Date: Wed, 19 Nov 2003 21:59:49 -0500 (EST)
From: fatia-s <>
Subject: Case Studies on Cross-Language Information Retrieval...

Institution: Nara Institute of Science and Technology NAIST
Program: Department of Information Science
Dissertation Status: Completed
Degree Date: 2003

Author: fatiha sadat 

Dissertation Title: Case Studies on Cross-Language Information
Retrieval and Bilingual Terminology Acquisition from Comparable

Dissertation URL:

Linguistic Field: Translation 

Subject Language: Japanese (code: JPN) German, Standard (code: GER)
French (code: FRN) English (code: ENG)

Dissertation Director 1: Shunsuke Uemura
Dissertation Director 2: Yuji Matsumoto
Dissertation Director 3: Eric Gaussier
Dissertation Director 4: Pierre Isabelle

Dissertation Abstract: 

The rapid exchange of information has been facilitated by the rapid
expansion in the size, and the use of the Internet, which has led to a
large increase in the availability of on-line texts and
resources. Expanded international collaboration, the increase in the
availability of electronic foreign language texts, the growing number
of non-English speaking users, and the lack of common language of
discourse compels us to develop Cross-Language Information Retrieval
(CLIR) tools capable of bridging the language barrier. CLIR bridges
this gap by enabling a person to search in one language and retrieve
documents across different languages.

There are several goals for the research described herein. The first
is to gain a clear understanding of the problems associated with the
CLIR task and to develop techniques for addressing them. Empirical
work shows that ambiguity, lack of lexical resources and missing words
in the bilingual dictionary during translation, are the main hurdles.

The objective of this research is to provide some solutions to these
problems. We concentrate on the following techniques:
1. Disambiguation techniques for short and long queries. We show how
statistical techniques can be used to significantly reduce the effect
of ambiguity that arises from dictionary-based translation and
exacerbates the problem in CLIR. Disambiguation techniques based on
statistical measures, which are estimated using large corpora in both
source and target languages, are proposed for long
queries. Evaluations using TREC test collection for French-English
pair of languages show that ranking source terms then disambiguation
of target translation alternatives is very effective in CLIR.

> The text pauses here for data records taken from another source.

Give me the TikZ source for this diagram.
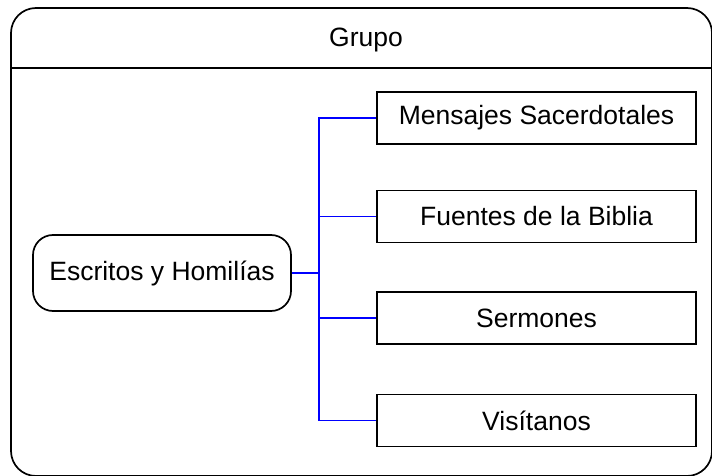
\documentclass[tikz,border=0pt]{standalone}
\usepackage{fontspec}
\setmainfont{Liberation Sans}
\begin{document}
\begin{tikzpicture}[x=1pt,y=-1pt,
  txt/.style={font=\fontsize{26.5}{30}\selectfont},
  leafbox/.style={draw=black,line width=1.7pt,minimum width=319pt,minimum height=52pt,inner sep=0pt,txt},
  rootbox/.style={draw=black,line width=1.7pt,rounded corners=20pt,minimum width=258pt,minimum height=76pt,inner sep=0pt,txt},
  link/.style={color=blue,line width=1.1pt}]
\useasboundingbox (0,0) rectangle (712,476);
\draw[line width=1.7pt,rounded corners=25pt] (11,8) rectangle (712,476);
\draw[line width=1.7pt] (11,68) -- (712,68);
\node[txt] (title) at (366,40) {Grupo};
\node[rootbox] (root) at (162,273) {Escritos y Homilías};
\node[leafbox] (m1) at (536.5,118) {Mensajes Sacerdotales};
\node[leafbox] (m2) at (536.5,216.5) {Fuentes de la Biblia};
\node[leafbox] (m3) at (536.5,318) {Sermones};
\node[leafbox] (m4) at (536.5,420.5) {Visítanos};
\coordinate (bus) at (319,273);
\draw[link] (root.east) -- (bus);
\draw[link] (bus) |- (m1.west);
\draw[link] (bus) |- (m2.west);
\draw[link] (bus) |- (m3.west);
\draw[link] (bus) |- (m4.west);
\end{tikzpicture}
\end{document}
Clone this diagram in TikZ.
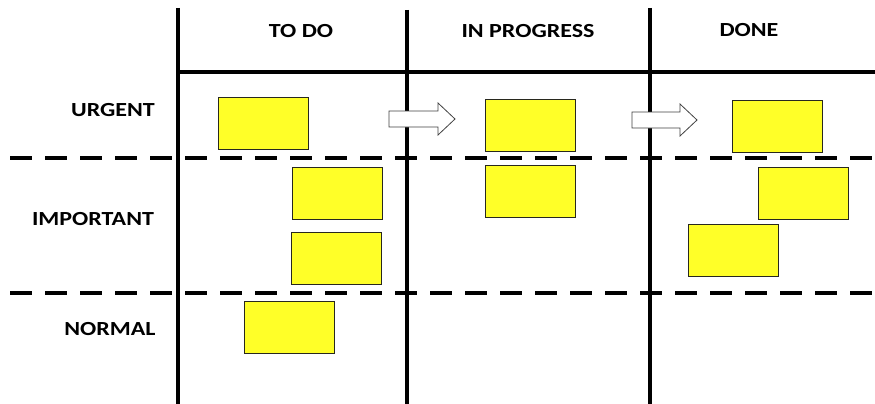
\documentclass[tikz,border=0pt]{standalone}
\usepackage{fontspec}
\newfontfamily\boardfont[FakeStretch=1.2]{Carlito}
\definecolor{noteyellow}{RGB}{255,255,40}
\definecolor{noteedge}{RGB}{40,40,30}
\begin{document}
\begin{tikzpicture}[x=1pt,y=-1pt,
  head/.style={font=\boardfont\bfseries\fontsize{20}{22}\selectfont, inner sep=0pt},
  grid/.style={line width=3.6pt},
  lane/.style={line width=3.6pt, dash pattern=on 22pt off 13pt},
  note/.style={draw=noteedge, line width=1.1pt, fill=noteyellow, minimum width=90pt, minimum height=52pt, inner sep=0pt, anchor=north west},
  move/.style={draw=black!75, line width=0.8pt, fill=white}]
  \useasboundingbox (0,0) rectangle (875,404);

  % column and row rules
  \coordinate (c1t) at (178,8);   \coordinate (c1b) at (178,404);
  \coordinate (c2t) at (407,10);  \coordinate (c2b) at (407,404);
  \coordinate (c3t) at (650,8);   \coordinate (c3b) at (650,404);
  \coordinate (hl) at (176,72);   \coordinate (hr) at (875,72);
  \coordinate (d1l) at (10,158);  \coordinate (d1r) at (875,158);
  \coordinate (d2l) at (10,293);  \coordinate (d2r) at (875,293);
  \draw[grid] (c1t) -- (c1b);
  \draw[grid] (c2t) -- (c2b);
  \draw[grid] (c3t) -- (c3b);
  \draw[grid] (hl) -- (hr);
  \draw[lane] (d1l) -- (d1r);
  \draw[lane] (d2l) -- (d2r);

  % column headings
  \node[head] (todo) at (301,31) {TO DO};
  \node[head] (prog) at (528,31) {IN PROGRESS};
  \node[head] (done) at (749,30) {DONE};

  % row headings
  \node[head] (urg) at (113,110) {URGENT};
  \node[head] (imp) at (93,219) {IMPORTANT};
  \node[head] (nor) at (110,329) {NORMAL};

  % cards
  \node[note] (t1) at (218,97) {};
  \node[note] (t2) at (292,167) {};
  \node[note] (t3) at (291,232) {};
  \node[note] (t4) at (244,301) {};
  \node[note] (p1) at (485,99) {};
  \node[note] (p2) at (485,165) {};
  \node[note] (d1) at (732,100) {};
  \node[note] (d2) at (758,167) {};
  \node[note] (d3) at (688,224) {};

  % flow arrows
  \draw[move] (389,111) -- (438,111) -- (438,103) -- (455,119) -- (438,135) -- (438,127) -- (389,127) -- cycle;
  \draw[move] (632,112) -- (680,112) -- (680,104) -- (697,120) -- (680,136) -- (680,128) -- (632,128) -- cycle;
\end{tikzpicture}
\end{document}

2. Combining multiple resources for query expansion, through relevance
feedback, domain-based feedback and thesauri, in the pre- and
post-translation, for an effective and efficient retrieval across
languages. Domain-based feedback is based on hierarchical category
schemes and pseudo-relevance feedback in order to extract domain key
words and expand original queries. Evaluations on the query expansion
using TREC test collection for French-English pair of languages show
that a suitable weighting scheme to select best expansion terms is
necessary. Also, combining thesauri and domain-based feedback showed
its effectiveness in CLIR.

3. Bilingual terminology acquisition from comparable corpora, that
will enrich bilingual lexicons and help cross the language barrier for
CLIR. An approach combining statistics-based and linguistics-based
pruning techniques for bilingual terminology acquisition and
disambiguation from comparable corpora, is proposed. Combination to
bilingual dictionaries and transliteration for the special phonetic
alphabet of Japanese, showed its effectiveness in CLIR. Evaluations
using NTCIR test collection demonstrate that the proposed hybrid
translation model yields better translations and retrieval
effectiveness could be achieved across Japanese-English language pair.

Finally, a case study on the specialized medical domain for thesauri
enrichment and CLIR is briefly introduced.